▶ **Exercise instructions**
Can you transcribe every entry word for word, skipping the images?

▶ **Plotting code records**
-- BEGIN --

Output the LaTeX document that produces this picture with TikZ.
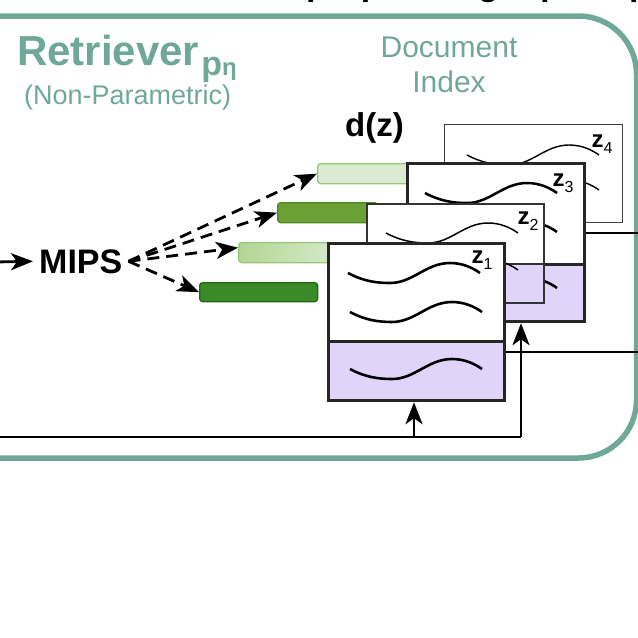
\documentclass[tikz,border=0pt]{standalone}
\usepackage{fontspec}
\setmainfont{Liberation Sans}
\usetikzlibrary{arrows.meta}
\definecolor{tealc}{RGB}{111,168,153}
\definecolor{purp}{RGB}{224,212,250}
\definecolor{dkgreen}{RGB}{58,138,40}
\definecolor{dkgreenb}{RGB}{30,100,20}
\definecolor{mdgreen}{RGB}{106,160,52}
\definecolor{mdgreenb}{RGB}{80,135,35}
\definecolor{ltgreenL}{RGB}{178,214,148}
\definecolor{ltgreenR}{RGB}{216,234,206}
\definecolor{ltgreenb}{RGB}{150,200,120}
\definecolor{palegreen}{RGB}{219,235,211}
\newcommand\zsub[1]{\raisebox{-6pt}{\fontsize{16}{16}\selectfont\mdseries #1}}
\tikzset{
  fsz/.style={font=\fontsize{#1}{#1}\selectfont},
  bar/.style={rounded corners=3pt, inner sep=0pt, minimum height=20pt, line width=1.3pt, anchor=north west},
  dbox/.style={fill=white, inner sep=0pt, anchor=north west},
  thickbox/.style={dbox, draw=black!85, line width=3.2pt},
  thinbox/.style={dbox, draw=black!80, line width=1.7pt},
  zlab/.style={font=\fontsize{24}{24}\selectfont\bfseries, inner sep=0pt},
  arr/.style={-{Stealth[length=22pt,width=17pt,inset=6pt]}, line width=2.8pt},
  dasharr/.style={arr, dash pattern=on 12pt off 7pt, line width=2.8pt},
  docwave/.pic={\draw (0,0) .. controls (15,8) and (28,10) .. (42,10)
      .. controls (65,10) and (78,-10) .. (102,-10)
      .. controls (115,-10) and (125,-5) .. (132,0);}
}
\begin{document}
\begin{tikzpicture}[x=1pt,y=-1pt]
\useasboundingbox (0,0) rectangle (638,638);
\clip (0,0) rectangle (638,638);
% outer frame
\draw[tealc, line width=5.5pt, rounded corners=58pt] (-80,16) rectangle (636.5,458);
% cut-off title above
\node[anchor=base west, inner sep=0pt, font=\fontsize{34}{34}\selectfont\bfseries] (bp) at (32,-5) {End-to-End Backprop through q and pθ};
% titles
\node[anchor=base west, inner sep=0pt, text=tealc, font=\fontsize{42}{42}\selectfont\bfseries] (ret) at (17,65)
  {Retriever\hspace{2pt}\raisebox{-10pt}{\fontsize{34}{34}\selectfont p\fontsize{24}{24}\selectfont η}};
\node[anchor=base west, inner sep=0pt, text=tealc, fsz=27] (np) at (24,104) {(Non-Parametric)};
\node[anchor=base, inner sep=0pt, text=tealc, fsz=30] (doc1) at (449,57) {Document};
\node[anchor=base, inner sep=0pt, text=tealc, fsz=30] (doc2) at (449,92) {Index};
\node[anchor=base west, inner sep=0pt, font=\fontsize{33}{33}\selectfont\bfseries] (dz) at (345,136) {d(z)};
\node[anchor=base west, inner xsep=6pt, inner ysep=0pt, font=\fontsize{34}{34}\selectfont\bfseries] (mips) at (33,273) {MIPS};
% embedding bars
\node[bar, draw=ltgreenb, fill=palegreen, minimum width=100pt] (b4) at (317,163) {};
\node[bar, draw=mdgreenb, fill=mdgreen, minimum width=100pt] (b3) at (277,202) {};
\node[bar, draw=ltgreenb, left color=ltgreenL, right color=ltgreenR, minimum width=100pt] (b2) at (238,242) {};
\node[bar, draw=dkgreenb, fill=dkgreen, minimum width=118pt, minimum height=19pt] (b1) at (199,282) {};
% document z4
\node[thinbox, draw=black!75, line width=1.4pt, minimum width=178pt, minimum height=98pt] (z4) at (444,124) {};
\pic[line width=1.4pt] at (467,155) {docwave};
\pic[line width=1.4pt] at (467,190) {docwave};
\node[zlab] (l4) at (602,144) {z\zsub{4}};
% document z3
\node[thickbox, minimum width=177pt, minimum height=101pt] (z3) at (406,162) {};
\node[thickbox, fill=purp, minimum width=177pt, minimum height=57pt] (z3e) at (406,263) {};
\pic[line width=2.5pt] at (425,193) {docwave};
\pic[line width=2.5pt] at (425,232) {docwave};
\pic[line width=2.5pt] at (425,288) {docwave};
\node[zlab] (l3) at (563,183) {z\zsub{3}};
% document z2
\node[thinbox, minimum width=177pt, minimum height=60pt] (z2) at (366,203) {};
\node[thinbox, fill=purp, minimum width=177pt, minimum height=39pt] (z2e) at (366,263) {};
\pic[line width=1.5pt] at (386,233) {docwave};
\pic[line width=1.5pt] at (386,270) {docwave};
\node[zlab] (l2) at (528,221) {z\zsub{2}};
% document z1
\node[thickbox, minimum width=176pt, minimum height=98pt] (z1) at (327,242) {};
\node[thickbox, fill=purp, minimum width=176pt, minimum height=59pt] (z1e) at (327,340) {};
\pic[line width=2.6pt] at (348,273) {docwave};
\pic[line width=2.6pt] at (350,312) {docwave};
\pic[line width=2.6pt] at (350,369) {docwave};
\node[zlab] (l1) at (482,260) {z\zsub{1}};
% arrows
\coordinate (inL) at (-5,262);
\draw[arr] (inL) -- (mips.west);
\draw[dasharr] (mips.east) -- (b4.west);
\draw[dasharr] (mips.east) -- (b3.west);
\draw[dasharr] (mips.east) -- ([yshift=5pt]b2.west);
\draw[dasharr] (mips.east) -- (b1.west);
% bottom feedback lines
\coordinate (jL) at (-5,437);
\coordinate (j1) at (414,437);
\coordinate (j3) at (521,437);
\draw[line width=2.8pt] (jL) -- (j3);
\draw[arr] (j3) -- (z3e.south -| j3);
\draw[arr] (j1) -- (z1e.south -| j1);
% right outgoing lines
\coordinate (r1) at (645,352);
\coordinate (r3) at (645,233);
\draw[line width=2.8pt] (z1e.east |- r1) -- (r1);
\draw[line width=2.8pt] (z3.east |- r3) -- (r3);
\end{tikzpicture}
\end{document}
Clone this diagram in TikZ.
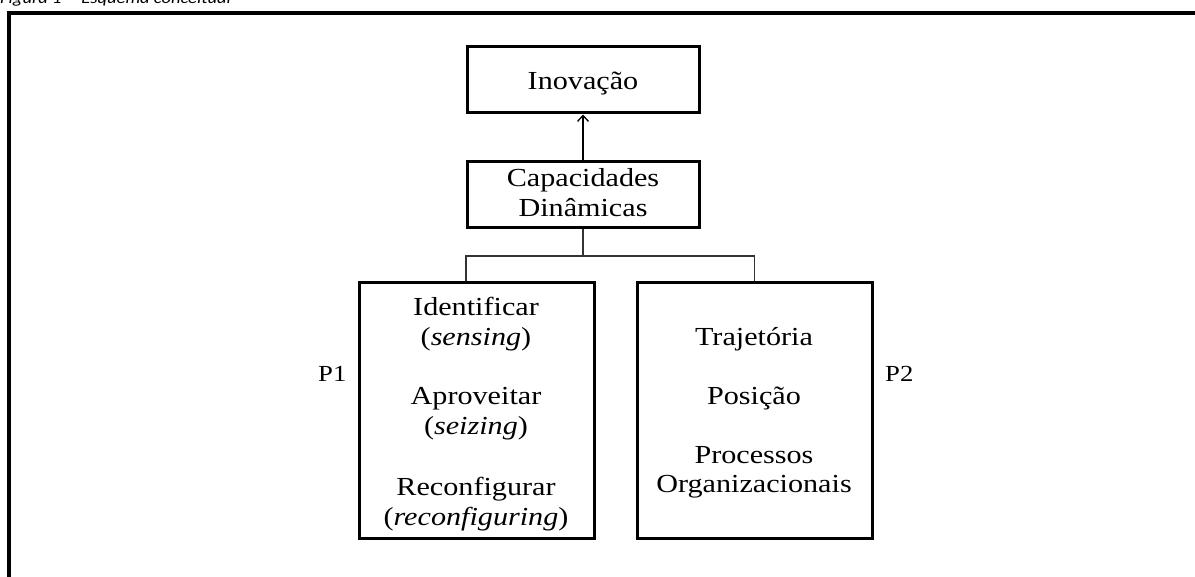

-- END --

▶ **Solution**
Output the LaTeX document that produces this picture with TikZ.
\documentclass[tikz,border=0pt]{standalone}
\usepackage{fontspec}
\setmainfont{Liberation Sans}
\usetikzlibrary{arrows.meta}
\definecolor{tealc}{RGB}{111,168,153}
\definecolor{purp}{RGB}{224,212,250}
\definecolor{dkgreen}{RGB}{58,138,40}
\definecolor{dkgreenb}{RGB}{30,100,20}
\definecolor{mdgreen}{RGB}{106,160,52}
\definecolor{mdgreenb}{RGB}{80,135,35}
\definecolor{ltgreenL}{RGB}{178,214,148}
\definecolor{ltgreenR}{RGB}{216,234,206}
\definecolor{ltgreenb}{RGB}{150,200,120}
\definecolor{palegreen}{RGB}{219,235,211}
\newcommand\zsub[1]{\raisebox{-6pt}{\fontsize{16}{16}\selectfont\mdseries #1}}
\tikzset{
  fsz/.style={font=\fontsize{#1}{#1}\selectfont},
  bar/.style={rounded corners=3pt, inner sep=0pt, minimum height=20pt, line width=1.3pt, anchor=north west},
  dbox/.style={fill=white, inner sep=0pt, anchor=north west},
  thickbox/.style={dbox, draw=black!85, line width=3.2pt},
  thinbox/.style={dbox, draw=black!80, line width=1.7pt},
  zlab/.style={font=\fontsize{24}{24}\selectfont\bfseries, inner sep=0pt},
  arr/.style={-{Stealth[length=22pt,width=17pt,inset=6pt]}, line width=2.8pt},
  dasharr/.style={arr, dash pattern=on 12pt off 7pt, line width=2.8pt},
  docwave/.pic={\draw (0,0) .. controls (15,8) and (28,10) .. (42,10)
      .. controls (65,10) and (78,-10) .. (102,-10)
      .. controls (115,-10) and (125,-5) .. (132,0);}
}
\begin{document}
\begin{tikzpicture}[x=1pt,y=-1pt]
\useasboundingbox (0,0) rectangle (638,638);
\clip (0,0) rectangle (638,638);
% outer frame
\draw[tealc, line width=5.5pt, rounded corners=58pt] (-80,16) rectangle (636.5,458);
% cut-off title above
\node[anchor=base west, inner sep=0pt, font=\fontsize{34}{34}\selectfont\bfseries] (bp) at (32,-5) {End-to-End Backprop through q and pθ};
% titles
\node[anchor=base west, inner sep=0pt, text=tealc, font=\fontsize{42}{42}\selectfont\bfseries] (ret) at (17,65)
  {Retriever\hspace{2pt}\raisebox{-10pt}{\fontsize{34}{34}\selectfont p\fontsize{24}{24}\selectfont η}};
\node[anchor=base west, inner sep=0pt, text=tealc, fsz=27] (np) at (24,104) {(Non-Parametric)};
\node[anchor=base, inner sep=0pt, text=tealc, fsz=30] (doc1) at (449,57) {Document};
\node[anchor=base, inner sep=0pt, text=tealc, fsz=30] (doc2) at (449,92) {Index};
\node[anchor=base west, inner sep=0pt, font=\fontsize{33}{33}\selectfont\bfseries] (dz) at (345,136) {d(z)};
\node[anchor=base west, inner xsep=6pt, inner ysep=0pt, font=\fontsize{34}{34}\selectfont\bfseries] (mips) at (33,273) {MIPS};
% embedding bars
\node[bar, draw=ltgreenb, fill=palegreen, minimum width=100pt] (b4) at (317,163) {};
\node[bar, draw=mdgreenb, fill=mdgreen, minimum width=100pt] (b3) at (277,202) {};
\node[bar, draw=ltgreenb, left color=ltgreenL, right color=ltgreenR, minimum width=100pt] (b2) at (238,242) {};
\node[bar, draw=dkgreenb, fill=dkgreen, minimum width=118pt, minimum height=19pt] (b1) at (199,282) {};
% document z4
\node[thinbox, draw=black!75, line width=1.4pt, minimum width=178pt, minimum height=98pt] (z4) at (444,124) {};
\pic[line width=1.4pt] at (467,155) {docwave};
\pic[line width=1.4pt] at (467,190) {docwave};
\node[zlab] (l4) at (602,144) {z\zsub{4}};
% document z3
\node[thickbox, minimum width=177pt, minimum height=101pt] (z3) at (406,162) {};
\node[thickbox, fill=purp, minimum width=177pt, minimum height=57pt] (z3e) at (406,263) {};
\pic[line width=2.5pt] at (425,193) {docwave};
\pic[line width=2.5pt] at (425,232) {docwave};
\pic[line width=2.5pt] at (425,288) {docwave};
\node[zlab] (l3) at (563,183) {z\zsub{3}};
% document z2
\node[thinbox, minimum width=177pt, minimum height=60pt] (z2) at (366,203) {};
\node[thinbox, fill=purp, minimum width=177pt, minimum height=39pt] (z2e) at (366,263) {};
\pic[line width=1.5pt] at (386,233) {docwave};
\pic[line width=1.5pt] at (386,270) {docwave};
\node[zlab] (l2) at (528,221) {z\zsub{2}};
% document z1
\node[thickbox, minimum width=176pt, minimum height=98pt] (z1) at (327,242) {};
\node[thickbox, fill=purp, minimum width=176pt, minimum height=59pt] (z1e) at (327,340) {};
\pic[line width=2.6pt] at (348,273) {docwave};
\pic[line width=2.6pt] at (350,312) {docwave};
\pic[line width=2.6pt] at (350,369) {docwave};
\node[zlab] (l1) at (482,260) {z\zsub{1}};
% arrows
\coordinate (inL) at (-5,262);
\draw[arr] (inL) -- (mips.west);
\draw[dasharr] (mips.east) -- (b4.west);
\draw[dasharr] (mips.east) -- (b3.west);
\draw[dasharr] (mips.east) -- ([yshift=5pt]b2.west);
\draw[dasharr] (mips.east) -- (b1.west);
% bottom feedback lines
\coordinate (jL) at (-5,437);
\coordinate (j1) at (414,437);
\coordinate (j3) at (521,437);
\draw[line width=2.8pt] (jL) -- (j3);
\draw[arr] (j3) -- (z3e.south -| j3);
\draw[arr] (j1) -- (z1e.south -| j1);
% right outgoing lines
\coordinate (r1) at (645,352);
\coordinate (r3) at (645,233);
\draw[line width=2.8pt] (z1e.east |- r1) -- (r1);
\draw[line width=2.8pt] (z3.east |- r3) -- (r3);
\end{tikzpicture}
\end{document}
Clone this diagram in TikZ.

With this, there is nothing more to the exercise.